Yesterday’s APstat listserve had a question about Fathom:
How do I create a simulation to run over and over to pick 10 employees. 2/3 of the employees are male
Since my reply to the listserve had to be in plain old text, I thought I’d reproduce it here with a couple of illustrations…
There are at least two basic strategies. I’ll address just one; this is the quick one and uses random number-ish functions. The others mostly use sampling. If you use TPS, I think it’s Chapter 8 of the Fathom guide that explains them in excruciating detail 🙂
Okay: we’re going to pick 10 employees over and over from a (large) population in which 2/3 of the employees are male.
(Why large? To avoid “without-replacement” issues. If you were simulating layoffs of 10 employees from an 18-employee company, 12 of whom were male, you would need to use sampling and make sure you were sampling without replacement.)

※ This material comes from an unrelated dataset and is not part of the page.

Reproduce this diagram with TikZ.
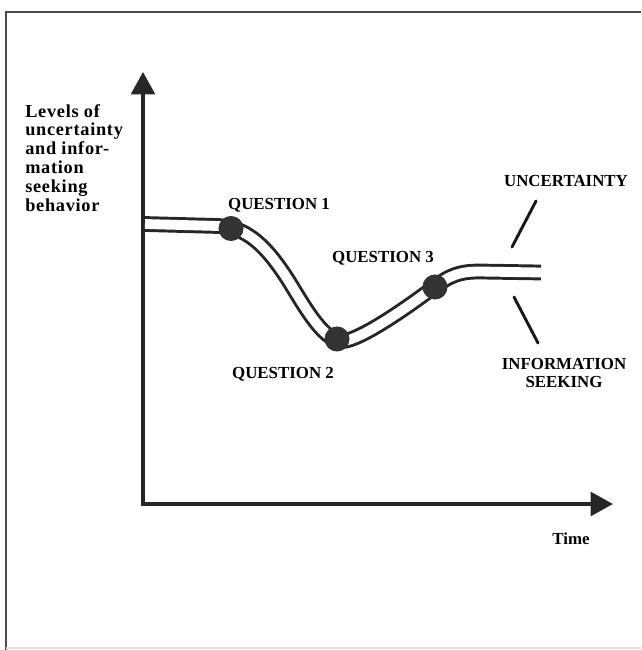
\documentclass[tikz,border=0pt]{standalone}
\usepackage{fontspec}
\setmainfont{Liberation Serif}
\usetikzlibrary{arrows.meta, positioning}

\begin{document}
\begin{tikzpicture}[
    x=0.025cm, y=-0.025cm,
    frame/.style={draw=black!70, line width=1.5pt},
    axis/.style={draw=black!85, line width=2.4pt, {Triangle[length=16pt, width=17pt]}-{Triangle[length=16pt, width=17pt]}},
    track/.style={draw=black!85, line width=2.1pt, double=white, double distance=7pt},
    qdot/.style={circle, fill=black!80, minimum size=17.8pt, inner sep=0pt},
    lbl/.style={font=\bfseries\fontsize{12}{13.4}\selectfont, inner sep=0pt, align=center},
    pointer/.style={draw=black!90, line width=2.1pt, line cap=round}
]

% page and frame
\useasboundingbox (0,0) rectangle (641,650);
\draw[frame] (641,12) -- (6,12) -- (6,650);
\draw[black!12, line width=0.8pt] (6,648) -- (641,648);

% axes
\coordinate (ytip) at (143,72);
\coordinate (origin) at (143,504);
\coordinate (xtip) at (613,504);
\draw[axis] (ytip) -- (origin) -- (xtip);

% the two curves
\draw[track] (145,224) -- (218,226)
    .. controls (245,227) and (265,243) .. (290,283)
    .. controls (307,311) and (325,342) .. (343,341)
    .. controls (360,340) and (405,309) .. (433,288)
    .. controls (450,275) and (460,271.5) .. (480,271.5)
    -- (541,272.5);

% questions
\node[qdot] (q1) at (231,228.5) {};
\node[qdot] (q2) at (337,339) {};
\node[qdot] (q3) at (435,287) {};

\node[lbl] (q1lbl) at (279,205) {QUESTION 1};
\node[lbl] (q2lbl) at (283,374) {QUESTION 2};
\node[lbl] (q3lbl) at (383,258) {QUESTION 3};

% labels
\node[lbl, align=left, anchor=north west, font=\bfseries\fontsize{13}{13.4}\selectfont\addfontfeatures{LetterSpace=4}] (ylbl) at (25,104)
    {Levels of\\uncertainty\\and infor-\\mation\\seeking\\behavior};
\node[lbl] (tlbl) at (571,539) {Time};
\node[lbl] (unc) at (566,181) {UNCERTAINTY};
\node[lbl] (info) at (564,373) {INFORMATION\\SEEKING};

\coordinate (uncend) at (512,247);
\coordinate (infoend) at (514,297);
\draw[pointer] (536,201) -- (uncend);
\draw[pointer] (infoend) -- (538,343);

\end{tikzpicture}
\end{document}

(1) Make a collection with one attribute, sex, and 10 cases
(2) Give the sex attribute this formula:
randomPick( “male”, “male”, “female”)
(I like this formula best for kids early in the course; for an alternative, start typing:
(3) The sex values fill in with random genders in the right proportions. Test by choosing Rerandomize from the Collection menu.
NOW presumably you want to create a sampling distribution of the number of males in the collection.
(4) Double-click the collection to open its Inspector. Go to the Measures tab. Measures are like attributes of the whole collection: statistics that summarize the set of data, rather than values about individuals
(5) Make a <new> measure called something like Nmales. Double-click its “Formula” box and give it a formula like this one:
Count( SEX = “male” )
Notice how it fills in and how, when you rerandomize, the number changes.
(6) With the collection selected, choose Collect Measures from the Collection menu. A new collection appears, called “Measures from <whatever>”.
(7) Make a table to see that now you have 5 values of Nmales. Cool. You want more!
(8) In the Collect Measures panel of the new collection’s inspector (it’s open by default) you can change the number of measures—the number of re-randomizations–you collect. You can also turn off animation if you don’t want to wait. On the other hand, if you graph the distribution of Nmales, you can watch it grow if you have animation on.
In any case, when you’re done you have a distribution like the one in the graph at the top of the post, and you can ask the important questions such as, how likely is it that all 10 chosen employees would be male if the whole thing were done by chance alone? Answer: not bloody.